Different Audiences, Same Proposal

Getting into the minds of not only your government buyers but also the end users

In proposal writing, writing to your audience may seem easy. After all, an RFP gives you a comprehensive rubric to follow. Your audience has literally told you what it wants. Simple, right? Wrong.

Distinguishing Between Buyers and End Users

In government contracting, the contracting office releases the RFP, evaluates proposals, and selects an offeror for award. The contracting office is the “buyer” of your product or service—and your proposal’s audience. What does the contracting office look for in the proposal? First, compliance with the RFP and responsiveness to its requirements. Beyond that, the contracting office wants to provide the best value and lowest risk to the government. You need to show the contracting office that your proposal meets the RFP criteria and that you can perform the requirements within the desired scope, schedule, and cost.

But the contracting office is not the end user. The end user is the agency customer who will use your product or receive your service should you win the bid. The agency customer, typically on the ground, performs or oversees the completed work. The agency customer focuses on day-to-day duties and how your product or service will help provide solutions to the agency customer’s problems. The contracting office and agency customer work together throughout the solicitation process, but their goals can differ. That means you have two audiences to satisfy.

Tools and Processes to Determine Your Audiences’ Goals

Some of the best ways to gain insight into your audiences’ goals are establishing relationships with the contracting office and the agency customer, attending industry events, and teaming up with other businesses. Most proposal writers, however, are not in control of these decisions. Luckily, there are alternative ways to get into the minds of your buyers and end users.

To determine your audiences’ goals, try:

  • Conducting audience analyses.
  • Building customer profiles through surveys.
  • Interviewing technical experts and subject matter experts (SMEs).

Audience Analyses

To engage with both audiences’ perspectives, ask pointed questions. What’s important to them about your product or service, and how much do you expect each audience to know? For example, if you’re bidding on a highly technical contract, the contracting office will most likely have a much more novice understanding than the end user. What are the demographics of each audience? And, finally, what is each audience hoping to learn from your proposal?

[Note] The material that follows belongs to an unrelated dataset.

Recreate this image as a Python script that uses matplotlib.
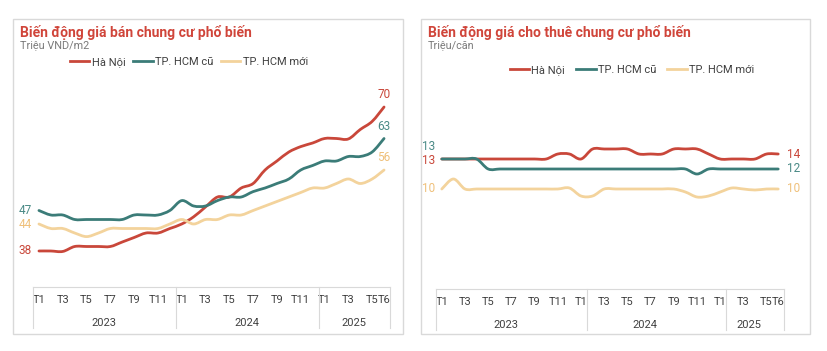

Customer Profiles Through Surveys

Some of the customer profile you can build yourself, through research. The size of an agency, its mission and types of products, its number of employees, its centers of operations, and other information can usually be found online. Other parts of the customer profile are best built through surveys. Tailor your survey questions to each audience, your product or service, and how the two interact, with questions like:

  • What’s the No. 1 reason that would prevent you from buying our solution?
  • What makes our offer appealing to you?
  • What’s your buying process?

Technical Expert and SME Interviews

Interviewing technical experts and SMEs is critical to determining your audiences’ goals. If you’re selling a new software, the technical expert may be a developer within your organization who can help you write about the product. The SME may be a former program manager of a large government program who can speak to how the agency customer would use the technology.


Victoria Berger is a proposal manager at ACLC LLC, a training, education, and technology integration company that works with U.S. government entities. She can be reached at victoria.berger@goaclc.com.


Key Takeaways

  1. In a proposal, remember you’re writing to different audiences: buyers and end users.
  2. Before writing, determine the goals of each audience.
  3. To determine the goals of each audience, conduct audience analyses, build customer profiles through surveys, and interview technical experts and SMEs.